Written request
Output the full listing below exactly as it reads, and skip anything that is a picture.

Source excerpt
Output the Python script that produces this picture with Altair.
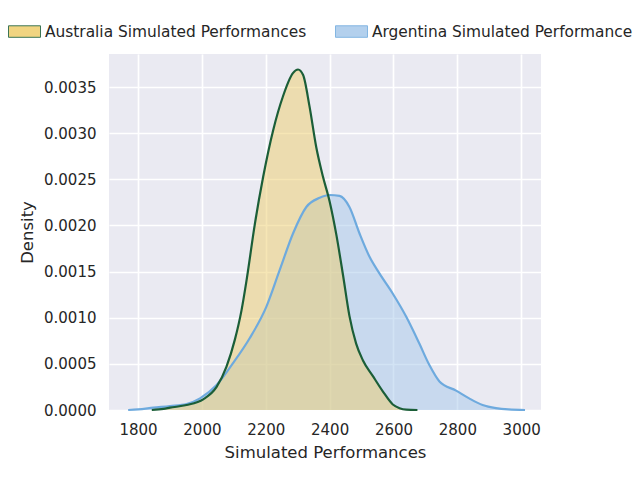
import altair as alt
import pandas as pd

AUS = "Australia Simulated Performances"
ARG = "Argentina Simulated Performances"

aus_x = [1843, 1880, 1900, 1952, 2004, 2046, 2077, 2103, 2124, 2140, 2166, 2192, 2223, 2254,
         2285, 2301, 2317, 2337, 2358, 2379, 2400, 2421, 2442, 2462, 2483, 2504, 2535, 2567,
         2598, 2619, 2640, 2675]
aus_y = [0.0, 0.000012, 0.000025, 0.000054, 0.000116, 0.00025, 0.00047, 0.00076, 0.00108,
         0.00141, 0.00202, 0.00253, 0.00303, 0.00340, 0.00365, 0.00369, 0.00363, 0.00329,
         0.00285, 0.00253, 0.00226, 0.00190, 0.00146, 0.00102, 0.00072, 0.00054, 0.00037,
         0.00020, 0.00006, 0.00002, 0.000004, 0.0]

arg_x = [1769, 1800, 1848, 1900, 1952, 1994, 2046, 2098, 2150, 2202, 2244, 2285, 2327, 2369,
         2400, 2431, 2462, 2494, 2525, 2556, 2598, 2640, 2681, 2712, 2744, 2796, 2837, 2879,
         2921, 2960, 3012]
arg_y = [0.0, 0.000006, 0.000025, 0.000043, 0.000065, 0.000126, 0.00027, 0.00051, 0.00078,
         0.00112, 0.00152, 0.00191, 0.00220, 0.00230, 0.00233, 0.00232, 0.00220, 0.00191,
         0.00166, 0.00148, 0.00126, 0.00101, 0.00072, 0.00049, 0.00031, 0.00021, 0.000126,
         0.000054, 0.00002, 0.000006, 0.0]

x_ticks = [1800, 2000, 2200, 2400, 2600, 2800, 3000]
y_ticks = [0.0, 0.0005, 0.0010, 0.0015, 0.0020, 0.0025, 0.0030, 0.0035]

series = [AUS, ARG]
fill_colors = ["#eecd6c", "#a6c8ea"]
line_colors = ["#1b5e38", "#6eaade"]

df = pd.concat([
    pd.DataFrame({"x": aus_x, "y": aus_y, "series": AUS}),
    pd.DataFrame({"x": arg_x, "y": arg_y, "series": ARG}),
])

xs = alt.Scale(domain=[1709, 3062], nice=False, zero=False)
ys = alt.Scale(domain=[0, 0.003858], nice=False, zero=False)

X = alt.X("x:Q", scale=xs, title="Simulated Performances",
          axis=alt.Axis(values=x_ticks, format="d"))
Y = alt.Y("y:Q", scale=ys, title="Density",
          axis=alt.Axis(values=y_ticks, format=".4f"))

path = "M-1,-0.36L1,-0.36L1,0.36L-1,0.36Z"

legend = alt.Legend(title=None, orient="none", direction="horizontal",
                    legendX=-101, legendY=-39, symbolType=path,
                    symbolSize=1024, labelOffset=4, columnPadding=26,
                    labelFontSize=15.4, labelFont="DejaVu Sans",
                    labelColor="#262626", symbolOpacity=0.85,
                    symbolStrokeWidth=1.0, labelLimit=400)

fill_enc = alt.Fill("series:N", scale=alt.Scale(domain=series, range=fill_colors),
                    legend=legend)
stroke_enc = alt.Stroke("series:N", scale=alt.Scale(domain=series, range=line_colors),
                        legend=legend)

base = alt.Chart(df)

area_arg = base.transform_filter(alt.datum.series == ARG).mark_area(
    interpolate="monotone", fillOpacity=0.5
).encode(x=X, y=Y, fill=fill_enc)

area_aus = base.transform_filter(alt.datum.series == AUS).mark_area(
    interpolate="monotone", fillOpacity=0.5
).encode(x=X, y=Y, fill=fill_enc)

line_arg = base.transform_filter(alt.datum.series == ARG).mark_line(
    interpolate="monotone", strokeWidth=2.2
).encode(x=X, y=Y, stroke=stroke_enc)

line_aus = base.transform_filter(alt.datum.series == AUS).mark_line(
    interpolate="monotone", strokeWidth=2.2
).encode(x=X, y=Y, stroke=stroke_enc)

chart = alt.layer(area_arg, area_aus, line_arg, line_aus).properties(
    width=432, height=356,
    autosize=alt.AutoSizeParams(type="none"),
    padding={"left": 101, "top": 46, "right": 91, "bottom": 62},
    background="white",
).configure_view(
    fill="#eaeaf2", stroke=None
).configure_axis(
    grid=True, gridColor="white", gridWidth=1.7, domain=False, ticks=False,
    labelFont="DejaVu Sans", labelFontSize=15, labelColor="#262626",
    titleFont="DejaVu Sans", titleFontSize=16.5, titleColor="#262626",
    titleFontWeight="normal",
).configure_axisX(
    labelPadding=12, titlePadding=7
).configure_axisY(
    labelPadding=13, titlePadding=8
)

chart.save("out.html", embed_options={"renderer": "svg", "actions": False})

Answer below
Output the Python script that produces this picture with Altair.
import altair as alt
import pandas as pd

AUS = "Australia Simulated Performances"
ARG = "Argentina Simulated Performances"

aus_x = [1843, 1880, 1900, 1952, 2004, 2046, 2077, 2103, 2124, 2140, 2166, 2192, 2223, 2254,
         2285, 2301, 2317, 2337, 2358, 2379, 2400, 2421, 2442, 2462, 2483, 2504, 2535, 2567,
         2598, 2619, 2640, 2675]
aus_y = [0.0, 0.000012, 0.000025, 0.000054, 0.000116, 0.00025, 0.00047, 0.00076, 0.00108,
         0.00141, 0.00202, 0.00253, 0.00303, 0.00340, 0.00365, 0.00369, 0.00363, 0.00329,
         0.00285, 0.00253, 0.00226, 0.00190, 0.00146, 0.00102, 0.00072, 0.00054, 0.00037,
         0.00020, 0.00006, 0.00002, 0.000004, 0.0]

arg_x = [1769, 1800, 1848, 1900, 1952, 1994, 2046, 2098, 2150, 2202, 2244, 2285, 2327, 2369,
         2400, 2431, 2462, 2494, 2525, 2556, 2598, 2640, 2681, 2712, 2744, 2796, 2837, 2879,
         2921, 2960, 3012]
arg_y = [0.0, 0.000006, 0.000025, 0.000043, 0.000065, 0.000126, 0.00027, 0.00051, 0.00078,
         0.00112, 0.00152, 0.00191, 0.00220, 0.00230, 0.00233, 0.00232, 0.00220, 0.00191,
         0.00166, 0.00148, 0.00126, 0.00101, 0.00072, 0.00049, 0.00031, 0.00021, 0.000126,
         0.000054, 0.00002, 0.000006, 0.0]

x_ticks = [1800, 2000, 2200, 2400, 2600, 2800, 3000]
y_ticks = [0.0, 0.0005, 0.0010, 0.0015, 0.0020, 0.0025, 0.0030, 0.0035]

series = [AUS, ARG]
fill_colors = ["#eecd6c", "#a6c8ea"]
line_colors = ["#1b5e38", "#6eaade"]

df = pd.concat([
    pd.DataFrame({"x": aus_x, "y": aus_y, "series": AUS}),
    pd.DataFrame({"x": arg_x, "y": arg_y, "series": ARG}),
])

xs = alt.Scale(domain=[1709, 3062], nice=False, zero=False)
ys = alt.Scale(domain=[0, 0.003858], nice=False, zero=False)

X = alt.X("x:Q", scale=xs, title="Simulated Performances",
          axis=alt.Axis(values=x_ticks, format="d"))
Y = alt.Y("y:Q", scale=ys, title="Density",
          axis=alt.Axis(values=y_ticks, format=".4f"))

path = "M-1,-0.36L1,-0.36L1,0.36L-1,0.36Z"

legend = alt.Legend(title=None, orient="none", direction="horizontal",
                    legendX=-101, legendY=-39, symbolType=path,
                    symbolSize=1024, labelOffset=4, columnPadding=26,
                    labelFontSize=15.4, labelFont="DejaVu Sans",
                    labelColor="#262626", symbolOpacity=0.85,
                    symbolStrokeWidth=1.0, labelLimit=400)

fill_enc = alt.Fill("series:N", scale=alt.Scale(domain=series, range=fill_colors),
                    legend=legend)
stroke_enc = alt.Stroke("series:N", scale=alt.Scale(domain=series, range=line_colors),
                        legend=legend)

base = alt.Chart(df)

area_arg = base.transform_filter(alt.datum.series == ARG).mark_area(
    interpolate="monotone", fillOpacity=0.5
).encode(x=X, y=Y, fill=fill_enc)

area_aus = base.transform_filter(alt.datum.series == AUS).mark_area(
    interpolate="monotone", fillOpacity=0.5
).encode(x=X, y=Y, fill=fill_enc)

line_arg = base.transform_filter(alt.datum.series == ARG).mark_line(
    interpolate="monotone", strokeWidth=2.2
).encode(x=X, y=Y, stroke=stroke_enc)

line_aus = base.transform_filter(alt.datum.series == AUS).mark_line(
    interpolate="monotone", strokeWidth=2.2
).encode(x=X, y=Y, stroke=stroke_enc)

chart = alt.layer(area_arg, area_aus, line_arg, line_aus).properties(
    width=432, height=356,
    autosize=alt.AutoSizeParams(type="none"),
    padding={"left": 101, "top": 46, "right": 91, "bottom": 62},
    background="white",
).configure_view(
    fill="#eaeaf2", stroke=None
).configure_axis(
    grid=True, gridColor="white", gridWidth=1.7, domain=False, ticks=False,
    labelFont="DejaVu Sans", labelFontSize=15, labelColor="#262626",
    titleFont="DejaVu Sans", titleFontSize=16.5, titleColor="#262626",
    titleFontWeight="normal",
).configure_axisX(
    labelPadding=12, titlePadding=7
).configure_axisY(
    labelPadding=13, titlePadding=8
)

chart.save("out.html", embed_options={"renderer": "svg", "actions": False})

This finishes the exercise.